• **THE REQUEST**: Reproduce every line of the material below, but drop the pictures.

- - - - -

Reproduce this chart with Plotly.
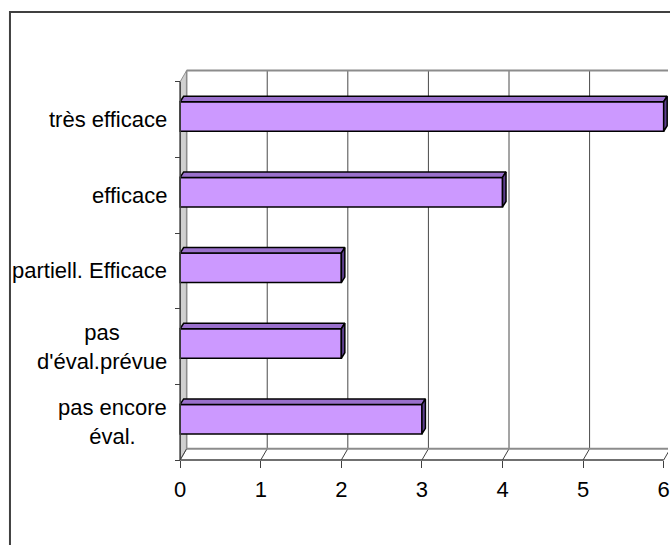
import plotly.graph_objects as go

# ---- data (bottom to top) ----
categories = ["pas encore<br>éval.", "pas<br>d'éval.prévue", "partiell. Efficace", "efficace", "très efficace"]
values = [3, 2, 2, 4, 6]
x_ticks = [0, 1, 2, 3, 4, 5, 6]

# ---- geometry / style ----
W, H = 670, 545
PX_X0, PX_PER_X = 180.7, 80.83     # pixel of x=0 and pixels per unit
PX_YB, PX_PER_Y = 460.0, 75.66     # pixel of y=-0.5 (front floor) and pixels per unit
XR = [-PX_X0 / PX_PER_X, (W - PX_X0) / PX_PER_X]
YR = [-0.5 - (H - PX_YB) / PX_PER_Y, -0.5 + PX_YB / PX_PER_Y]

DX = 6.5 / PX_PER_X     # wall depth
DY = 11.2 / PX_PER_Y
BDX = 3.5 / PX_PER_X    # bar depth
BDY = 5.5 / PX_PER_Y
BOFF = 0.04
BW = 0.39

n = len(categories)
ylo, yhi = -0.5, n - 0.5
xmax = x_ticks[-1]

FONT = "Liberation Sans, Arial, sans-serif"
FS = 22
FRONT = "#CC99FF"
TOP = "#9A70CC"
SIDE = "#5E3F8F"

fig = go.Figure()

# front faces of bars
fig.add_trace(go.Bar(
    x=values, y=[i + BOFF for i in range(n)], base=0, orientation="h",
    width=BW, marker=dict(color=FRONT, line=dict(color="black", width=1.5)),
    hoverinfo="skip", showlegend=False,
))

# top and side faces of bars
for i, v in enumerate(values):
    yc = i + BOFF
    t, b = yc + BW / 2, yc - BW / 2
    fig.add_trace(go.Scatter(
        x=[0, v, v + BDX, BDX, 0], y=[t, t, t + BDY, t + BDY, t],
        mode="lines", fill="toself", fillcolor=TOP,
        line=dict(color="black", width=1.5), hoverinfo="skip", showlegend=False,
    ))
    fig.add_trace(go.Scatter(
        x=[v, v, v + BDX, v + BDX, v], y=[b, t, t + BDY, b + BDY, b],
        mode="lines", fill="toself", fillcolor=SIDE,
        line=dict(color="black", width=1.5), hoverinfo="skip", showlegend=False,
    ))

shapes = []
# left side wall
shapes.append(dict(type="path", xref="x", yref="y", layer="below",
                   path=f"M 0 {ylo} L 0 {yhi} L {DX} {yhi + DY} L {DX} {ylo + DY} Z",
                   fillcolor="#D0D0D0", line=dict(color="#909090", width=1)))
# back wall gridlines
for k in x_ticks[1:]:
    shapes.append(dict(type="line", xref="x", yref="y", layer="below",
                       x0=k + DX, x1=k + DX, y0=ylo + DY, y1=yhi + DY,
                       line=dict(color="#4A4A4A", width=1)))
# floor diagonals
for k in x_ticks:
    shapes.append(dict(type="line", xref="x", yref="y", layer="below",
                       x0=k, x1=k + DX, y0=ylo, y1=ylo + DY,
                       line=dict(color="#404040", width=1)))
# back wall top edge and floor back edge
shapes.append(dict(type="line", xref="x", yref="y", layer="below",
                   x0=DX, x1=xmax + DX, y0=yhi + DY, y1=yhi + DY,
                   line=dict(color="#8C8C8C", width=2)))
shapes.append(dict(type="line", xref="x", yref="y", layer="below",
                   x0=DX, x1=xmax + DX, y0=ylo + DY, y1=ylo + DY,
                   line=dict(color="#8C8C8C", width=2)))
# back wall left edge
shapes.append(dict(type="line", xref="x", yref="y", layer="below",
                   x0=DX, x1=DX, y0=ylo + DY, y1=yhi + DY,
                   line=dict(color="#8C8C8C", width=1.5)))
# front axes lines
shapes.append(dict(type="line", xref="x", yref="y",
                   x0=0, x1=xmax, y0=ylo, y1=ylo,
                   line=dict(color="#404040", width=1.5)))
shapes.append(dict(type="line", xref="x", yref="y",
                   x0=0, x1=0, y0=ylo, y1=yhi,
                   line=dict(color="#404040", width=1.5)))
# outer chart border
shapes.append(dict(type="rect", xref="paper", yref="paper",
                   x0=10 / W, x1=1.2, y0=-0.2, y1=1 - 12 / H,
                   line=dict(color="#404040", width=2), fillcolor="rgba(0,0,0,0)"))

annotations = []
for i, c in enumerate(categories):
    annotations.append(dict(xref="paper", yref="y", x=170 / W, y=i,
                            xanchor="right", yanchor="middle", align="center",
                            text=c, showarrow=False,
                            font=dict(family=FONT, size=FS, color="black")))

fig.update_layout(
    width=W, height=H, margin=dict(l=0, r=0, t=0, b=0),
    paper_bgcolor="white", plot_bgcolor="white",
    shapes=shapes, annotations=annotations, showlegend=False,
    xaxis=dict(range=XR, anchor="free", position=(H - PX_YB) / H,
               tickvals=x_ticks, ticktext=[str(t) for t in x_ticks],
               ticks="outside", ticklen=7, tickcolor="#404040", tickwidth=1,
               showgrid=False, zeroline=False, showline=False,
               tickfont=dict(family=FONT, size=FS, color="black"),
               ticklabelstandoff=3, ticklabeloverflow="allow", fixedrange=True),
    yaxis=dict(range=YR, anchor="free", position=PX_X0 / W,
               tickvals=[i - 0.5 for i in range(n + 1)],
               ticktext=["" for _ in range(n + 1)],
               ticks="outside", ticklen=5, tickcolor="#404040", tickwidth=1,
               showgrid=False, zeroline=False, showline=False, fixedrange=True),
)

fig.write_html("out.html", config={"displayModeBar": False})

- - - - -

• **COMPLETED EXERCISE**:
Reproduce this chart with Plotly.
import plotly.graph_objects as go

# ---- data (bottom to top) ----
categories = ["pas encore<br>éval.", "pas<br>d'éval.prévue", "partiell. Efficace", "efficace", "très efficace"]
values = [3, 2, 2, 4, 6]
x_ticks = [0, 1, 2, 3, 4, 5, 6]

# ---- geometry / style ----
W, H = 670, 545
PX_X0, PX_PER_X = 180.7, 80.83     # pixel of x=0 and pixels per unit
PX_YB, PX_PER_Y = 460.0, 75.66     # pixel of y=-0.5 (front floor) and pixels per unit
XR = [-PX_X0 / PX_PER_X, (W - PX_X0) / PX_PER_X]
YR = [-0.5 - (H - PX_YB) / PX_PER_Y, -0.5 + PX_YB / PX_PER_Y]

DX = 6.5 / PX_PER_X     # wall depth
DY = 11.2 / PX_PER_Y
BDX = 3.5 / PX_PER_X    # bar depth
BDY = 5.5 / PX_PER_Y
BOFF = 0.04
BW = 0.39

n = len(categories)
ylo, yhi = -0.5, n - 0.5
xmax = x_ticks[-1]

FONT = "Liberation Sans, Arial, sans-serif"
FS = 22
FRONT = "#CC99FF"
TOP = "#9A70CC"
SIDE = "#5E3F8F"

fig = go.Figure()

# front faces of bars
fig.add_trace(go.Bar(
    x=values, y=[i + BOFF for i in range(n)], base=0, orientation="h",
    width=BW, marker=dict(color=FRONT, line=dict(color="black", width=1.5)),
    hoverinfo="skip", showlegend=False,
))

# top and side faces of bars
for i, v in enumerate(values):
    yc = i + BOFF
    t, b = yc + BW / 2, yc - BW / 2
    fig.add_trace(go.Scatter(
        x=[0, v, v + BDX, BDX, 0], y=[t, t, t + BDY, t + BDY, t],
        mode="lines", fill="toself", fillcolor=TOP,
        line=dict(color="black", width=1.5), hoverinfo="skip", showlegend=False,
    ))
    fig.add_trace(go.Scatter(
        x=[v, v, v + BDX, v + BDX, v], y=[b, t, t + BDY, b + BDY, b],
        mode="lines", fill="toself", fillcolor=SIDE,
        line=dict(color="black", width=1.5), hoverinfo="skip", showlegend=False,
    ))

shapes = []
# left side wall
shapes.append(dict(type="path", xref="x", yref="y", layer="below",
                   path=f"M 0 {ylo} L 0 {yhi} L {DX} {yhi + DY} L {DX} {ylo + DY} Z",
                   fillcolor="#D0D0D0", line=dict(color="#909090", width=1)))
# back wall gridlines
for k in x_ticks[1:]:
    shapes.append(dict(type="line", xref="x", yref="y", layer="below",
                       x0=k + DX, x1=k + DX, y0=ylo + DY, y1=yhi + DY,
                       line=dict(color="#4A4A4A", width=1)))
# floor diagonals
for k in x_ticks:
    shapes.append(dict(type="line", xref="x", yref="y", layer="below",
                       x0=k, x1=k + DX, y0=ylo, y1=ylo + DY,
                       line=dict(color="#404040", width=1)))
# back wall top edge and floor back edge
shapes.append(dict(type="line", xref="x", yref="y", layer="below",
                   x0=DX, x1=xmax + DX, y0=yhi + DY, y1=yhi + DY,
                   line=dict(color="#8C8C8C", width=2)))
shapes.append(dict(type="line", xref="x", yref="y", layer="below",
                   x0=DX, x1=xmax + DX, y0=ylo + DY, y1=ylo + DY,
                   line=dict(color="#8C8C8C", width=2)))
# back wall left edge
shapes.append(dict(type="line", xref="x", yref="y", layer="below",
                   x0=DX, x1=DX, y0=ylo + DY, y1=yhi + DY,
                   line=dict(color="#8C8C8C", width=1.5)))
# front axes lines
shapes.append(dict(type="line", xref="x", yref="y",
                   x0=0, x1=xmax, y0=ylo, y1=ylo,
                   line=dict(color="#404040", width=1.5)))
shapes.append(dict(type="line", xref="x", yref="y",
                   x0=0, x1=0, y0=ylo, y1=yhi,
                   line=dict(color="#404040", width=1.5)))
# outer chart border
shapes.append(dict(type="rect", xref="paper", yref="paper",
                   x0=10 / W, x1=1.2, y0=-0.2, y1=1 - 12 / H,
                   line=dict(color="#404040", width=2), fillcolor="rgba(0,0,0,0)"))

annotations = []
for i, c in enumerate(categories):
    annotations.append(dict(xref="paper", yref="y", x=170 / W, y=i,
                            xanchor="right", yanchor="middle", align="center",
                            text=c, showarrow=False,
                            font=dict(family=FONT, size=FS, color="black")))

fig.update_layout(
    width=W, height=H, margin=dict(l=0, r=0, t=0, b=0),
    paper_bgcolor="white", plot_bgcolor="white",
    shapes=shapes, annotations=annotations, showlegend=False,
    xaxis=dict(range=XR, anchor="free", position=(H - PX_YB) / H,
               tickvals=x_ticks, ticktext=[str(t) for t in x_ticks],
               ticks="outside", ticklen=7, tickcolor="#404040", tickwidth=1,
               showgrid=False, zeroline=False, showline=False,
               tickfont=dict(family=FONT, size=FS, color="black"),
               ticklabelstandoff=3, ticklabeloverflow="allow", fixedrange=True),
    yaxis=dict(range=YR, anchor="free", position=PX_X0 / W,
               tickvals=[i - 0.5 for i in range(n + 1)],
               ticktext=["" for _ in range(n + 1)],
               ticks="outside", ticklen=5, tickcolor="#404040", tickwidth=1,
               showgrid=False, zeroline=False, showline=False, fixedrange=True),
)

fig.write_html("out.html", config={"displayModeBar": False})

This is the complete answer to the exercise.